Il est évident que la taxe « comportementale » instituée par cette majoration du produit de la TFNB (via ses bases, comme cela on ne touche pas facialement au taux!) a pour vocation de libérer les terrains constructibles ou urbanisables à terme, pour autant que ceux-ci puissent se prêter à la création de logements sociaux (on imagine d'ailleurs assez mal les effets de prix en cas d'exonération pour cessions; les propriétaires vendant nécessairement à perte). A cette fin, un caractère incitatif fort peut également être retenu sans pousser les gens à l’expropriation. Il faudrait par ailleurs réserver le cas des zones qui, à l’intérieur de ces ensembles n’ont pas vocation en l’état à accueillir des logements, au risque de pénaliser les entreprises. Ce que le respect des règlements de PLU devrait permettre d’obtenir. Encore faut-il clarifier les dispositions du CGI en la matière, qui décidément en ont bien besoin.


[1] Sauf pour les communes désirant « passer en force » et qui ont décidé de délibérer spécifiquement avant d’instituer la majoration automatique.

[2] Article 84 de la loi de finances pour 2014, article 78 de la loi 2014-1170 du 13 octobre 2014 d’avenir pour l’agriculture, l’alimentation et la forêt (qui entre autres a exonéré les agriculteurs).

[3] Pour le second, la part communale est passée de 365 euros à près de 307.627 euros et pour la part intercommunale de 23 à 19.072 euros.

[4] Voir en particulier les précisions apportées par l’arrêt du Conseil d’Etat : CE, 4 juin 2014 Commune de Magland, si l’autorité compétente pour initier une révision du PLU est le maire, il n’en ressort pas moins que l’élaboration et la révision du PLU doivent être prescrites par une décision du conseil municipal. Il en ressort que l’autorité compétente en matière d’urbanisme ne peut pas être le maire, mais le Conseil municipal dans son ensemble (bien que la démarche puisse être initiée par le maire). Voir La Lettre du cadre.
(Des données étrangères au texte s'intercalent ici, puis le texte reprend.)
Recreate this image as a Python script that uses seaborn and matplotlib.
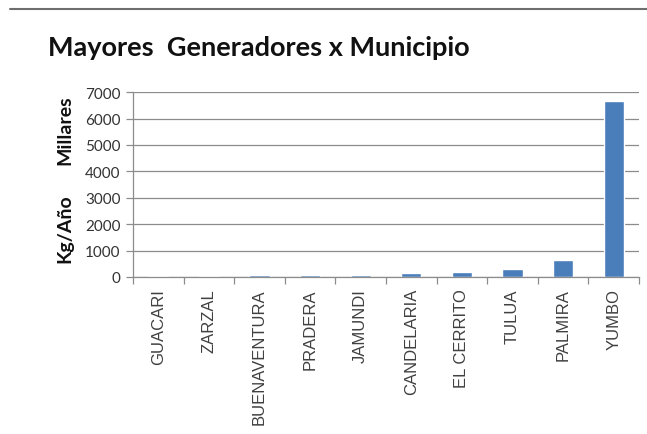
import matplotlib
matplotlib.use("Agg")
import matplotlib.pyplot as plt
import seaborn as sns
import pandas as pd
from matplotlib.lines import Line2D
from matplotlib.ticker import MultipleLocator, FixedLocator

municipios = ["GUACARI", "ZARZAL", "BUENAVENTURA", "PRADERA", "JAMUNDI",
              "CANDELARIA", "EL CERRITO", "TULUA", "PALMIRA", "YUMBO"]
valores = [45, 45, 90, 90, 85, 150, 200, 320, 650, 6650]
yticks = [0, 1000, 2000, 3000, 4000, 5000, 6000, 7000]
titulo = "Mayores  Generadores x Municipio"

sns.set_theme(style="white")
plt.rcParams["font.family"] = ["Liberation Sans", "DejaVu Sans"]

df = pd.DataFrame({"Municipio": municipios, "Valor": valores})

fig = plt.figure(figsize=(6.47, 4.35), dpi=100)
ax = fig.add_axes([0.2056, 0.361, 0.782, 0.425])

sns.barplot(data=df, x="Municipio", y="Valor", color="#4a7ebb", width=0.4,
            saturation=1, ax=ax)

ax.set_ylim(0, 7000)
ax.set_xlim(-0.5, len(municipios) - 0.5)
ax.yaxis.set_major_locator(FixedLocator(yticks))
ax.set_yticklabels([str(v) for v in yticks], fontsize=11, color="#333333",
                   family=["Lato", "DejaVu Sans"])
ax.grid(axis="y", color="#8c8c8c", linewidth=0.9)
ax.set_axisbelow(True)

ax.set_xticks(range(len(municipios)))
ax.set_xticklabels(municipios, rotation=90, fontsize=12, color="#404040")
ax.tick_params(axis="x", length=0, pad=8)
ax.xaxis.set_minor_locator(MultipleLocator(1, offset=0.5))
ax.tick_params(axis="x", which="minor", length=5, color="#8c8c8c", width=0.9, bottom=True)
ax.tick_params(axis="y", length=5, color="#8c8c8c", width=0.9, left=True, pad=4)

for s in ["top", "right"]:
    ax.spines[s].set_visible(False)
for s in ["left", "bottom"]:
    ax.spines[s].set_color("#8c8c8c")
    ax.spines[s].set_linewidth(0.9)

ax.set_xlabel("")
ax.set_ylabel("")

fig.text(0.40, 0.89, titulo, ha="center", va="center", fontsize=19.5,
         fontweight="bold", family=["Lato", "DejaVu Sans"], color="#111111")
fig.text(0.10, 0.475, "Kg/Año", rotation=90, ha="center", va="center",
         fontsize=14, fontweight="bold", family=["Lato", "DejaVu Sans"], color="#111111")
fig.text(0.10, 0.70, "Millares", rotation=90, ha="center", va="center",
         fontsize=14, fontweight="bold", family=["Lato", "DejaVu Sans"], color="#111111")

fig.add_artist(Line2D([0.015, 1.0], [0.977, 0.977], color="#6e6e6e", linewidth=1.5))

fig.savefig("out.png", dpi=100, facecolor="white")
Il serait bon quoi qu’il en soit que la loi prévoie la réintroduction de cette mention explicite dans le cadre de l’article 1396 I.A. du CGI.

[5] Réponse motivée du Centre des finances publiques de Corbeil, 24/09/2014.

[6] Ce qui peut se comprendre du simple point de vue du droit administratif mais qui semble bien démontrer qu’il n’existe pas à proprement parler de recoupements suffisants entre les bases cadastrales  (services du cadastre) et fiscales (services des impôts fonciers) pourtant théoriquement réunies dans le PCI (plan cadastral informatisé), avec les PLU qui relèvent du MEEDAD, voir par exemple pour l’Ariège, ou le référentiel RGE (référentiel à grande échelle de l’IGN qui permet d’établir des PLU); précisons que le RGE et le PCI devraient fusionner en 2021 dans la RCPU (représentation parcellaire unique). D’ici là il semble que les services fiscaux n’aient pas accès aux PLU et inversement, si bien que les erreurs ne peuvent être détectées par leurs services. Voir notre note du 13 juillet 2015 et en particulier la note de bas de page 3.